Robert Schumann, who had one prior conviction for child molestation from 1976, was present at Sunny Rest at the eastern Naturist Society gathering in 1984. He had come to camp, after just being released from custody -- the day before -- for yet another child molestation case. Schumann arrived with Paul Zimmer, who was later convicted for raping the boy he had brought to Sunny Rest that day. The boy was sexually abused by several other adults present at the camp. 
     At the gathering Zimmer and Schumann had joined up with a former state trooper named James O'Boyle, a member at Sunny Rest, who was convicted several years later for over 90 counts of child rape and sodomy. 
     I was present at the camp and questioned all these men before the police arrived and talked to the young boy, too. The child was in very bad emotional shape and continues to be, according to law enforcement, to this day. Schumann was charged with sexually abusing the young boy as well, however, those charges were later dismissed. 
     Several years ago in 1986 Schumann pled guilty to "endangering [another] child" and served nearly two years in prison. Just this month Schumann has been convicted once again for 13 more counts for the sexual assault of four more boys. Printed below is the news article about his latest conviction. 
     Schumann, Zimmer, nor O'Boyle (even tho he is known to be corresponding with nudist groups from jail) is NOT on the American Association for Nude Recreation "Caution List". --Nikki Craft


Asbury Park Press
July 8, 1995

After almost 5 l/2 hours of deliberation yesterday, a Superior Court jury found a Millstone Township man guilty of 13 counts in the sexual assault of four boys. 
     Robert J. Schumann, 51, a truck driver, known as "Taxi Man" for the name he used on his citizen band radio, was found guilty of assaulting each of the Burlington County boys, aged 5 to 14. 
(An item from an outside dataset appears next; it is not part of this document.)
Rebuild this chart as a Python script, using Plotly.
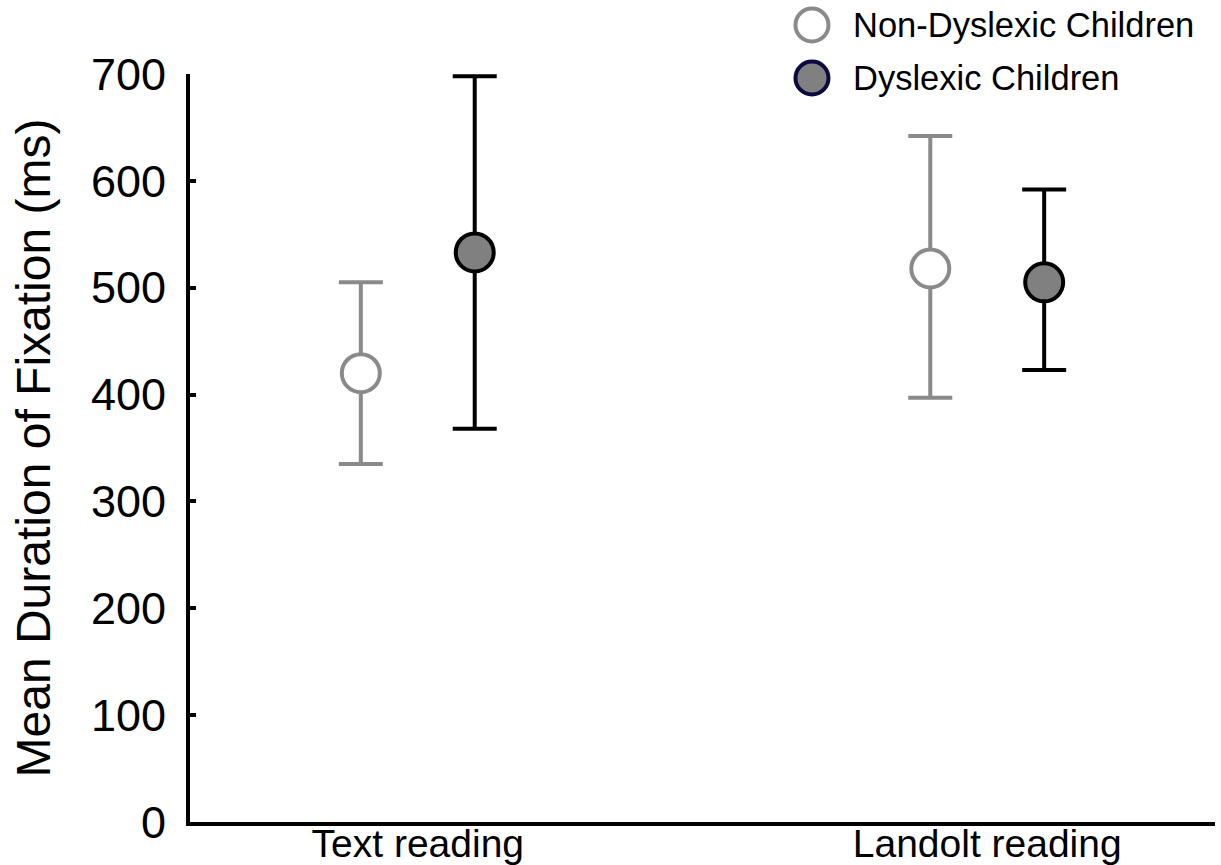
import plotly.graph_objects as go

# ---- data ----
categories = ["Text reading", "Landolt reading"]
cat_pos = [1, 2]
group_offset = 0.1

nondys_mean = [420, 518]
nondys_plus = [85, 124]
nondys_minus = [85, 121]

dys_mean = [533, 505]
dys_plus = [165, 87]
dys_minus = [165, 82]

y_ticks = [0, 100, 200, 300, 400, 500, 600, 700]

FONT = "Arial, 'Liberation Sans', sans-serif"
GRAY = "#8a8a8a"
DARK_FILL = "#808080"

fig = go.Figure()

fig.add_trace(go.Scatter(
    x=[c - group_offset for c in cat_pos], y=nondys_mean,
    mode="markers", name="Non-Dyslexic Children",
    marker=dict(size=38, color="white", line=dict(color=GRAY, width=4)),
    error_y=dict(type="data", symmetric=False, array=nondys_plus, arrayminus=nondys_minus,
                 color=GRAY, thickness=4, width=22),
    cliponaxis=False, showlegend=False,
))
fig.add_trace(go.Scatter(
    x=[c + group_offset for c in cat_pos], y=dys_mean,
    mode="markers", name="Dyslexic Children",
    marker=dict(size=38, color=DARK_FILL, line=dict(color="black", width=4)),
    error_y=dict(type="data", symmetric=False, array=dys_plus, arrayminus=dys_minus,
                 color="black", thickness=4, width=22),
    cliponaxis=False, showlegend=False,
))

# ---- custom legend (large circles like the reference) ----
legend_items = [
    ("Non-Dyslexic Children", "white", GRAY, 1.0655),
    ("Dyslexic Children", DARK_FILL, "#0a0a40", 0.9947),
]
for label, fill, edge, ypos in legend_items:
    fig.add_shape(type="circle", xref="paper", yref="paper",
                  xsizemode="pixel", ysizemode="pixel",
                  xanchor=0.6068, yanchor=ypos,
                  x0=-16.5, x1=16.5, y0=-16.5, y1=16.5,
                  fillcolor=fill, line=dict(color=edge, width=4))
    fig.add_annotation(x=0.645, y=ypos, xref="paper", yref="paper",
                       text=label, showarrow=False, xanchor="left", yanchor="middle",
                       font=dict(family=FONT, size=34.5, color="black"))

fig.update_layout(
    width=1221, height=865,
    margin=dict(l=190, r=6, t=74, b=43),
    paper_bgcolor="white", plot_bgcolor="white",
    font=dict(family=FONT, color="black"),
    showlegend=False,
)
fig.update_xaxes(
    range=[0.6, 2.4], tickvals=cat_pos, ticktext=categories,
    showline=True, linewidth=4, linecolor="black",
    showgrid=False, zeroline=False, ticks="",
    tickfont=dict(family=FONT, size=39, color="black"),
    ticklabelstandoff=-16,
    automargin=False,
)
fig.update_yaxes(
    range=[0, 700], tickvals=y_ticks,
    showline=True, linewidth=4, linecolor="black",
    showgrid=False, zeroline=False,
    ticks="inside", ticklen=6, tickwidth=4, tickcolor="black",
    tickfont=dict(family=FONT, size=45, color="black"),
    ticklabelstandoff=11,
    title=dict(text="Mean Duration of Fixation (ms)", font=dict(family=FONT, size=48, color="black"),
               standoff=26),
    automargin=False,
)

fig.write_html(
    "out.html",
    config={"displayModeBar": False},
    post_script="document.body.style.margin='0';document.body.style.overflow='hidden';",
)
     The incidents took place from January 1989 to May 1991 while he baby-sat each of the boys separately at the home he shares with his father in the Clarksburg section of Millstone and at a trailer home he owned in Pemberton Township. 
     Schumann was found guilty of various counts of aggravated sexual assault, sexual assault and endangering the welfare of a child. He was found innocent of one county of endangering the welfare of a child and of two counts of sexual assault through sexual contact for incidents that allegedly happened at the trailer. He was, however, found guilty of a third count of sexual assault against that same victim. 
     As the foreman read each of the guilty counts for what Assistant Monmouth County Prosecutor Gregory J. Schweers called "an appropriate verdict," Schumann gazed straight ahead, occasionally closing his eyes slightly. His father, Otto, the only one who sat in the audience, rubbed his hands gently and stared downward. 
     "I can honestly look you in the eye and say I'm innocent," Schumann said during the deliberations. "A guilty person wouldn't be able to do that. I'm guilty of being a nice guy and trying to help some people out." 
     Schumann came to baby-sit the boys because he was friendly with each of the parents. Calling the guilty verdict a "travesty of justice," he said he would appeal. 
     During closing arguments, defense attorney John Sitzler of Mount Holly argued that the allegations were the result of a vendetta of the father of the main victim because he was angry that Schumann evicted the two from their trailer home after Schumann was not repaid a $l,000.00 loan. 
     Repeatedly using a metaphor of a train, Sitzler offered inconsistencies in the boy's testimonies concerning dates an the number of times incidents allegedly occurred as evidence of the "railroading of Bob Schumann." 
     Schweers, however, contended that young children could not be held accountable for elements of time. 
     "There is no railroad in this case," he said to the jury. "There is no train. There is only a car and it belongs to Robert Schumann and he used it to drive these boys to his house for sex. They are telling you the truth the best they can. There were inconsistencies but what they were saying was substantially true. It is what they had been saying all along and they should be believed." 
     Schumann was released on $75,000 bail and is under house arrest by Judge Ira E. Kreizmann. He must have no contact with juveniles until his sentence date October 27, 1995.